An insurgency in the making

Wednesday, June 19, 2013

Monday night I went to Conway, where I started writing about politics nearly 40 years ago, to speak at a fundraising gathering for the Faulkner County Democratic Party.

This took place at one of those dry-county restaurants where you can get an adult beverage, which a Faulkner County Democrat probably needs.

The first thing I explained was that I am not a Democrat. Instead I am a newspaper columnist who endeavors to tell the truth. Thus I often sound like a Democrat.

About this time last year, I went to Conway to roast my friend Gilbert Baker, who was nearing term limits as a Republican state senator. I hadn’t really thought about the fact—or even been informed, as best I recall—that I was participating in raising money for local Republican candidates.

One of them, named Jason Rapert, was sitting at the other end of the head table. He had a guitar with him.

So I was doing penance last night. It was not nearly sufficient atonement for that particular transgression, but it was something.

I told the Faulkner County Democrats that their party has one underlying positive theme in its favor. It believes in government and usually tries to make government work.

Generally, Republicans are trying to make a self-fulfilling prophecy of their rhetoric that government is never the solution, but always the problem. They are pledging their greater allegiance to business, church and personal independence. Government is inherently oppressive and wasteful, they think.

Look down the road from Conway to Mayflower.

The Republican congressman, Tim Griffin, responded to environmental pollution by defending the polluter. He served first his party’s underlying philosophy that government regulation is bad and that unfettered commerce—even to include the unimpeded flow of goo onto yards and into fishing coves—is good.

Conversely, a Democratic attorney general took a different tack. It is that government’s job is to be active, even litigious, to help the little people against the giant corporation.

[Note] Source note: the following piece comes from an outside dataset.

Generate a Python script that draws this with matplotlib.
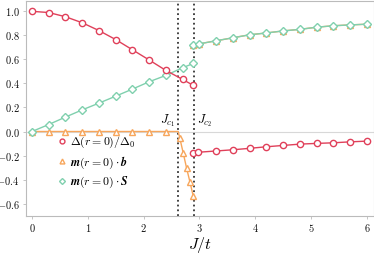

Conway Mayor Tab Townsell, who says he will not seek another term and can envision a scenario in which he doesn’t serve out the current one, was in the audience. So I remarked that a 14-year veteran of making government work as mayor of a booming city would be a worthy Democratic challenger to Griffin.

Townsell seemed pleased. He’s thinking about it, actually.

Then I offered another close-to-home example of Democratic governing superiority: In 2011, that same attorney general was advising the Legislature that certain anti-abortion bills were constitutionally dubious. It is not good government to break government law.

So it was a Democratic state representative from Conway, Linda Tyler, acting as chairman of the House Public Health Committee, who managed to get those bills round-filed. Thus she saved the state the futility and expense of having to defend in court the irresponsible enactment of invalid laws.

Then Tyler ran for the state Senate and lost 54-46 to Rapert. Then he made the centerpiece of his legislating a brazenly unconstitutional law to forbid abortion as early as 12 weeks—far earlier than anything in case law that might reasonably be argued as permissible.

No Democratic majority or chairman was there to stop it.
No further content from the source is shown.